Le finalisme, associé à la liberté, est souvent brandi contre toutes les formes de détermination sociologique et d’explication causale. Le paradigme de l’acteur rationnel, tout comme la sociologie compréhensive, reposent sur ce présupposé finaliste. On peut cependant objecter à cela, avec le philosophe Donald Davidson, que les raisons sont des causes. Or, loin de pénétrer ces raisons par des méthodes interprétatives, les tenants de l’acteur rationnel fabriquent une marionnette à laquelle on impute un désir de maximisation des profits, rarement pondéré par d’autres variables. De leur côté, ceux qui se réclament de la sociologie compréhensive conçoivent leur travail comme l’explicitation du point de vue des acteurs, ressaisi par voie d’entretien ou, si on en dispose, par des sources écrites. Mais, en réalité, les fondateurs de la méthode compréhensive s’intéressaient plus au sens « objectif » que revêtent les actions des individus dans la culture à laquelle ils appartiennent qu’au sens subjectif qu’ils leur confèrent.

C’est cette conception que mit en œuvre le sociologue Max Weber lorsqu’il porta au jour les affinités électives entre l’éthique protestante et le premier esprit du capitalisme : Weber recourut à la méthode de l’« idéaltype », qui consiste à dégager les traits les plus typiques soit d’un ensemble de phénomènes, soit des sources les plus représentatives, comme ici les fondements du protestantisme ascétique et le texte de Benjamin Franklin Advice to a Young Tradesman. Pour Weber, cette méthode interprétative n’exclut pas le recours à des données statistiques : le constat de la sur-représentation des protestants dans les écoles préparant aux études techniques et aux professions industrielles et commerciales corrobore son hypothèse d’une corrélation entre éthique protestante et esprit du capitalisme. Mais c’est la méthode interprétative qui permet d’expliquer cette corrélation. Par ailleurs, loin de récuser le principe de causalité, Weber s’attache à construire une causalité historique.
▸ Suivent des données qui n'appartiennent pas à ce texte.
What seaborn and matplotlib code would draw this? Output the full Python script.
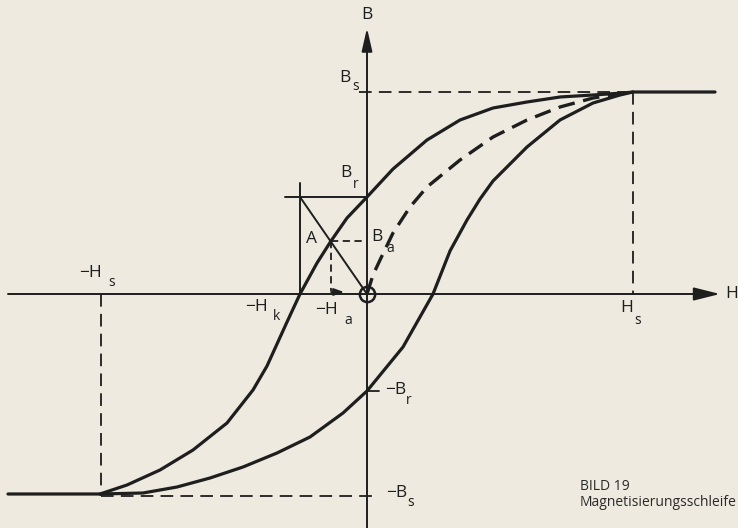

On trouve une semblable tentative de dépassement de l’opposition entre déterminisme et finalisme chez Pierre Bourdieu, qui emprunte d’ailleurs à Weber la notion d’ethos avant d’élaborer le concept d’habitus. L’habitus désigne les schèmes de perception, d’évaluation et d’action intériorisés, incorporés sous forme de dispositions depuis l’enfance, et qui orientent l’action des individus, leur permettant, à la manière de la grammaire générative de Chomsky (mais sans être innés), de produire un nombre infini de réponses plus ou moins ajustées à des situations plus ou moins imprévues, l’adéquation entre ces schèmes et les structures sociales étant maximale dans des situations de reproduction et diminuant en fonction de l’écart entre les structures qui ont produit l’habitus et celles auxquelles l’individu est confronté (par exemple, la confrontation des peuples colonisés au capitalisme imposé par le colonisateur, que Bourdieu a étudiée dans ses premières enquêtes en Algérie). Déterminés en grande partie par la socialisation primaire (familiale) et secondaire (scolaire), qui dessine un espace des possibles, ces schèmes façonnent les intentions des individus et leur donnent sens. Ce concept permet de dépasser également l’opposition entre le sens subjectif que les individus accordent à leurs actions et le sens « objectif » qu’elles revêtent dans leur culture, sans pour autant les confondre et en réservant la possibilité d’expliquer les écarts entre les deux. Selon cette approche, il faut donc ressaisir les motivations des individus, au sens des raisons qu’ils se donnent d’agir, mais on ne peut s’y limiter : elles doivent être rapportées à ses propriétés sociales, sa trajectoire, sa position dans l’espace social, qui constituent des facteurs explicatifs de sa vision du monde. En effet, à l’instar de la psychanalyse, cette approche sociologique s’intéresse aux ressorts de l’action qui échappent à l’individu parce qu’elles se situent à un niveau préréflexif (habitudes, émotions, etc.), tout en prenant en compte les raisons qu’il se donne d’agir.

Ainsi, loin de s’exclure mutuellement, interprétation et explication sont deux opérations complémentaires et indissociables dans les sciences de l’homme. L’interprétation intervient non seulement pour donner sens aux observations, comme dans les sciences de la nature, mais aussi pour appréhender l’objet étudié. Plus les individus et/ou la culture à laquelle ils appartiennent sont éloignés de l’univers de référence de l’enquêteur, plus le travail interprétatif du sens de leurs actions est ardu et requiert la multiplication des sources, sous peine de tomber dans les travers de l’ethnocentrisme ou de l’anachronisme. Mais la familiarité n’est pas nécessairement une garantie de transparence, car si elle facilite la compréhension, cela peut être au prix d’un aveuglement sur les conditions de possibilité de la vision du monde que l’enquêteur partage avec l’enquêté. D’où la nécessité d’un travail réflexif de l’enquêteur et d’une relativisation de ses propres catégories de pensée, condition préalable à toute démarche interprétative en sciences de l’homme.